What to do about your picky eaters around the holidays
I have deep sympathy for parents struggling with picky eaters, especially at food-centered gatherings. The coming holidays can be particularly taxing, as parents worry that family and friends will be judging them for producing a non-eater, and on top of that, for how they’re dealing with the situation.
Quick coping tip: Most people are busy with their own plate, their own thoughts and conversations, and wouldn’t notice if little Jonny eats his green beans at the Thanksgiving meal – unless you point it out and fuss over it yourself.
And just one more comforting bit of fact-based assurance: Much if this food avoidance is genetic, and well beyond what parents did or didn’t do! Have you noticed how many of the siblings of picky eaters are adventurous and not picky at all? A recent study of 1,932 sets of twins, 626 of whom were identical, measured food fussiness by a 35-item questionnaire. If pickiness were a totally environmental – learned at home – behavior, you’d expect the fraternal and identical twins to have the same level of pickiness. But that’s not what the researchers found. There was a higher correlation of food fussiness between the identical twins.

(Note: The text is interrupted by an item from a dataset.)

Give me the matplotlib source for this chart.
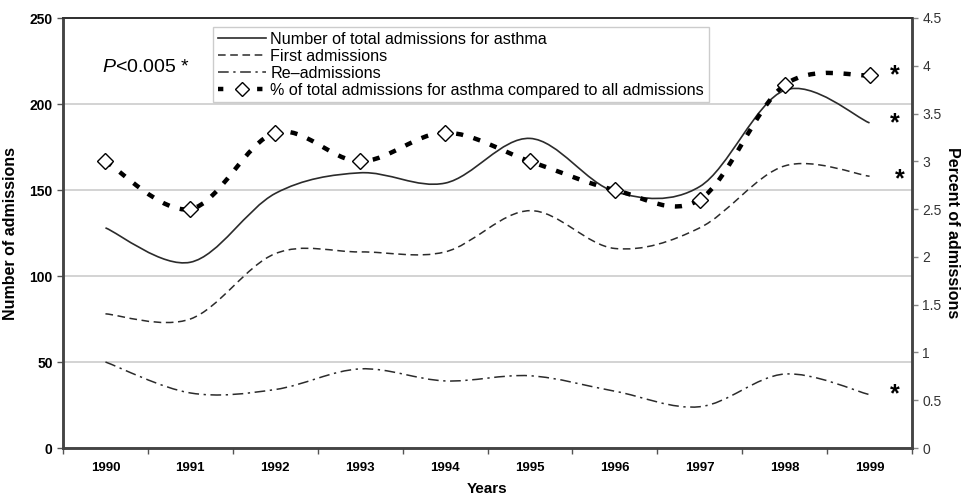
import numpy as np
import matplotlib.pyplot as plt
from matplotlib.path import Path
from matplotlib.patches import PathPatch
from matplotlib.lines import Line2D

plt.rcParams['font.family'] = ['Liberation Sans', 'DejaVu Sans']
plt.rcParams['mathtext.fontset'] = 'custom'
plt.rcParams['mathtext.it'] = 'Liberation Sans:italic'
plt.rcParams['mathtext.rm'] = 'Liberation Sans'

years = ['1990', '1991', '1992', '1993', '1994', '1995', '1996', '1997', '1998', '1999']
total_adm = [128, 108, 148, 160, 154, 180, 149, 152, 208, 189]
first_adm = [78, 75, 113, 114, 114, 138, 116, 128, 164, 158]
re_adm = [50, 32, 34, 46, 39, 42, 33, 24, 43, 31]
pct_adm = [3.0, 2.5, 3.3, 3.0, 3.3, 3.0, 2.7, 2.6, 3.8, 3.9]


def smooth_path(x, y):
    # Bezier path through the points, Excel-style smoothed line
    p = np.column_stack([x, y]).astype(float)
    pp = np.vstack([p[0], p, p[-1]])
    verts = [p[0]]
    codes = [Path.MOVETO]
    for i in range(len(p) - 1):
        c1 = pp[i + 1] + (pp[i + 2] - pp[i]) / 6
        c2 = pp[i + 2] - (pp[i + 3] - pp[i + 1]) / 6
        verts += [c1, c2, pp[i + 2]]
        codes += [Path.CURVE4] * 3
    return Path(verts, codes)


x = np.arange(len(years))
line_col = '#2b2b2b'

fig = plt.figure(figsize=(9.63, 4.98), dpi=100)
ax = fig.add_axes([63 / 963, 50 / 498, 849 / 963, 430 / 498])
ax2 = ax.twinx()

styles = [
    (total_adm, '-', 1.2),
    (first_adm, (0, (5, 3)), 1.1),
    (re_adm, (0, (7, 3, 1.5, 3)), 1.1),
]
for vals, ls, lw in styles:
    ax.add_patch(PathPatch(smooth_path(x, vals), fill=False, edgecolor=line_col,
                           linestyle=ls, linewidth=lw, capstyle='butt'))

ax2.add_patch(PathPatch(smooth_path(x, pct_adm), fill=False, edgecolor='black',
                        linestyle=(0, (1.6, 2.4)), linewidth=3.2, capstyle='butt'))
ax2.plot(x, pct_adm, linestyle='none', marker='D', markersize=8.5,
         markerfacecolor='white', markeredgecolor='black', markeredgewidth=1.0, zorder=5)

ax.set_xlim(-0.5, 9.5)
ax.set_ylim(0, 250)
ax2.set_ylim(0, 4.5)
ax.set_yticks([0, 50, 100, 150, 200, 250])
ax2.set_yticks([0, 0.5, 1, 1.5, 2, 2.5, 3, 3.5, 4, 4.5])
ax2.set_yticklabels(['0', '0.5', '1', '1.5', '2', '2.5', '3', '3.5', '4', '4.5'])
ax.set_xticks(x)
ax.set_xticklabels(years)
ax.set_xticks(np.arange(-0.5, 10, 1), minor=True)

ax.grid(axis='y', color='#c8c8c8', linewidth=1.1)
ax.set_axisbelow(True)

ax.tick_params(axis='x', which='major', length=0, pad=10, labelsize=9.5)
ax.tick_params(axis='x', which='minor', length=4, width=1, color='#555555')
ax.tick_params(axis='y', length=4, width=1, color='#555555', labelsize=10)
ax2.tick_params(axis='y', length=4, width=1, color='#888888', labelsize=10,
                labelcolor='#333333')
for lab in ax.get_xticklabels() + ax.get_yticklabels():
    lab.set_fontweight('bold')

for a in (ax, ax2):
    for side in ('left', 'right', 'bottom'):
        a.spines[side].set_linewidth(1.8)
        a.spines[side].set_color('#444444')
    a.spines['top'].set_linewidth(1.4)
    a.spines['top'].set_color('#333333')

ax.set_ylabel('Number of admissions', fontsize=11.5, fontweight='bold', labelpad=8)
ax2.set_ylabel('Percent of admissions', fontsize=11.5, fontweight='bold',
               rotation=270, labelpad=13)
ax.set_xlabel('Years', fontsize=11, fontweight='bold', labelpad=6)

ax.text(0.046, 0.885, r'$\it{P}$<0.005 *', transform=ax.transAxes,
        fontsize=14, va='center')

# significance markers next to the 1999 values
ax2.annotate('*', (x[-1], pct_adm[-1]), xytext=(15, 0), textcoords='offset points',
             fontsize=18, fontweight='bold', va='center')
for vals, dy in ((total_adm, 0), (first_adm, -2), (re_adm, 0)):
    ax.annotate('*', (x[-1], vals[-1]), xytext=(15 + (3 if dy else 0), dy),
                textcoords='offset points', fontsize=18, fontweight='bold', va='center')

handles = [
    Line2D([], [], color=line_col, linestyle='-', linewidth=1.2),
    Line2D([], [], color=line_col, linestyle=(0, (5, 3)), linewidth=1.1),
    Line2D([], [], color=line_col, linestyle=(0, (7, 3, 1.5, 3)), linewidth=1.1),
    Line2D([], [], color='black', linestyle=(0, (1.2, 3.2)), linewidth=3.2,
           marker='D', markersize=7, markerfacecolor='white', markeredgecolor='black'),
]
labels = ['Number of total admissions for asthma', 'First admissions',
          'Re\u2013admissions',
          '% of total admissions for asthma compared to all admissions']
leg = ax2.legend(handles, labels, loc='upper left', bbox_to_anchor=(0.177, 0.979),
                 fontsize=11.6, frameon=True, fancybox=False, borderpad=0.3,
                 labelspacing=0.12, handlelength=3.0, handletextpad=0.25,
                 borderaxespad=0)
leg.get_frame().set_edgecolor('#c0c0c0')
leg.get_frame().set_linewidth(1.0)

fig.savefig('out.png', dpi=100)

Having said that, there's lots you can do make the situation better – and things you should avoid so it doesn’t get worse.
Is my picky eater going to starve?
Which brings me to a new study that followed picky eaters from age 3 years to age 7.5. The study, like many before it, found that picky eaters do get enough calories, and enough protein and fat from their limited choices – they might be eating a little less than their non-discriminating peers, but they’re getting plenty.

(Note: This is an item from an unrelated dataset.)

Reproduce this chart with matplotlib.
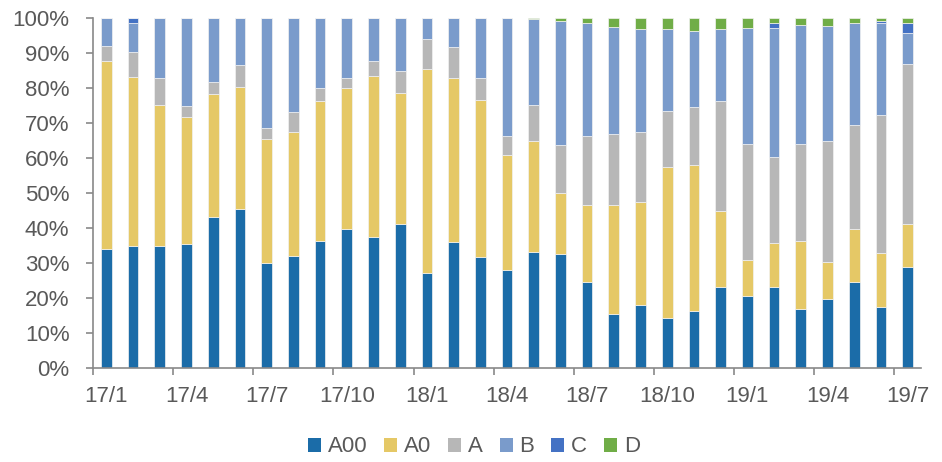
import numpy as np
import matplotlib
matplotlib.use("Agg")
import matplotlib.pyplot as plt
from matplotlib.patches import Patch

plt.rcParams['font.family'] = ['Liberation Sans', 'DejaVu Sans']

months = ['17/1', '17/2', '17/3', '17/4', '17/5', '17/6', '17/7', '17/8', '17/9', '17/10', '17/11', '17/12',
          '18/1', '18/2', '18/3', '18/4', '18/5', '18/6', '18/7', '18/8', '18/9', '18/10', '18/11', '18/12',
          '19/1', '19/2', '19/3', '19/4', '19/5', '19/6', '19/7']
tick_labels = ['17/1', '17/4', '17/7', '17/10', '18/1', '18/4', '18/7', '18/10', '19/1', '19/4', '19/7']

# share of each class, %
a00 = [33.9, 34.8, 34.9, 35.5, 43.2, 45.4, 30.1, 32.1, 36.2, 39.8, 37.3, 41.2, 27.2, 36.1, 31.6, 28.1,
       33.2, 32.5, 24.7, 15.5, 18.1, 14.4, 16.3, 23.2, 20.7, 23.2, 16.9, 19.7, 24.5, 17.3, 28.8]
a0 = [53.8, 48.4, 40.2, 36.3, 35.0, 34.9, 35.3, 35.2, 40.1, 40.3, 46.2, 37.4, 58.3, 46.7, 45.0, 32.8,
      31.7, 17.4, 22.0, 31.2, 29.2, 42.9, 41.6, 21.8, 10.1, 12.5, 19.4, 10.6, 15.2, 15.6, 12.4]
a = [4.2, 7.2, 7.7, 3.2, 3.6, 6.3, 3.2, 5.7, 3.7, 2.8, 4.2, 6.4, 8.5, 8.9, 6.3, 5.4,
     10.2, 13.8, 19.6, 20.2, 20.0, 16.1, 16.7, 31.4, 33.2, 24.6, 27.6, 34.6, 29.7, 39.4, 45.7]
b = [8.1, 8.3, 17.2, 25.0, 18.2, 13.4, 31.4, 27.0, 20.0, 17.1, 12.3, 15.0, 6.0, 8.3, 17.1, 33.7,
     24.6, 35.5, 32.3, 30.4, 29.6, 23.5, 21.6, 20.5, 33.2, 36.8, 34.0, 32.9, 29.2, 26.3, 8.8]
c = [0, 1.3, 0, 0, 0, 0, 0, 0, 0, 0, 0, 0, 0, 0, 0, 0,
     0, 0, 0, 0, 0, 0, 0, 0, 0, 1.4, 0, 0, 0, 0.6, 3.0]
d = [0, 0, 0, 0, 0, 0, 0, 0, 0, 0, 0, 0, 0, 0, 0, 0,
     0.3, 0.8, 1.4, 2.7, 3.1, 3.1, 3.8, 3.1, 2.8, 1.4, 2.1, 2.2, 1.4, 0.8, 1.3]

series = [('A00', a00, '#1b6ca8'), ('A0', a0, '#e5c866'), ('A', a, '#b7b7b7'),
          ('B', b, '#7a9bcb'), ('C', c, '#4472c4'), ('D', d, '#70ad47')]

fig = plt.figure(figsize=(9.42, 4.62), dpi=100)
ax = fig.add_axes([93 / 942, 1 - 368 / 462, (921 - 93) / 942, (368 - 18) / 462])

x = np.arange(len(months))
bottom = np.zeros(len(months))
for name, vals, col in series:
    vals = np.array(vals)
    ax.bar(x, vals, 0.4, bottom=bottom, color=col, edgecolor='#f2f2f2', linewidth=0.5)
    bottom += vals

ax.set_xlim(-0.5, len(months) - 0.5)
ax.set_ylim(0, 100)
ax.set_yticks(np.arange(0, 101, 10))
ax.set_yticklabels([f'{v}%' for v in range(0, 101, 10)])

# tick marks between categories, labels on the categories
ax.set_xticks(np.arange(-0.5, len(months) - 1, 3))
ax.set_xticklabels([])
ax.set_xticks(np.arange(0, len(months), 3), minor=True)
ax.set_xticklabels(tick_labels, minor=True)
ax.tick_params(axis='x', which='major', length=5, width=1.2, color='#898989', direction='out')
ax.tick_params(axis='x', which='minor', length=0, pad=13, labelsize=16, labelcolor='#595959')
ax.tick_params(axis='y', length=5, width=1.2, color='#898989', pad=12, labelsize=16, labelcolor='#595959')

for s in ['top', 'right']:
    ax.spines[s].set_visible(False)
for s in ['left', 'bottom']:
    ax.spines[s].set_color('#898989')
    ax.spines[s].set_linewidth(1.2)

handles = [Patch(facecolor=col, label=name) for name, _, col in series]
fig.legend(handles=handles, loc='center', bbox_to_anchor=(0.503, 1 - 447 / 462), ncol=6, frameon=False,
           fontsize=16, labelcolor='#595959', handlelength=0.6, handleheight=0.6,
           handletextpad=0.3, columnspacing=0.75)

fig.savefig('out.png', dpi=100)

What they don’t eat enough of is fruits and vegetables, so that when the researchers looked at what’s missing as far as nutrients, carotene, iron and zinc were at the low end.
What they eat too much of is added sugar.
While all kids tend to exceed the recommended daily sugar allowance, picky eaters exceed it by a lot.
The authors, led by Caroline Taylor conclude:
“Emphasis should be placed on allaying parental concerns about their picky children being prone to inadequate nutrient intakes and on encouraging all parents to gradually extend the diets of their children to include more nutrient-rich items from the compromised food groups, especially fruits and vegetables, and less of the nutrient-poor sugary foods.”
A few bits of advice for the holidays:
Eat well and enjoy yourself: Modeling healthy eating is the most effective way to get your kids to eat well
Don’t try too hard: Avoid power struggles; please don’t force or pressure kid to eat. It just doesn’t work. Instead, try serving that food you want your kid to eat again at another time – after the holiday meal
Don’t give in to sweets and junk food: Parents of fussy eaters worry so much about their kids becoming malnourished that they’re sometimes happy to have the child eat practically anything. Remember, picky eaters don’t starve; their challenge is that they eat poorly, and offering sweets instead of real food only makes it worse. Instead, make fresh healthy foods such as fruits and vegetables available and accessible
Remember, this too shall pass: Fussy eaters do outgrow it.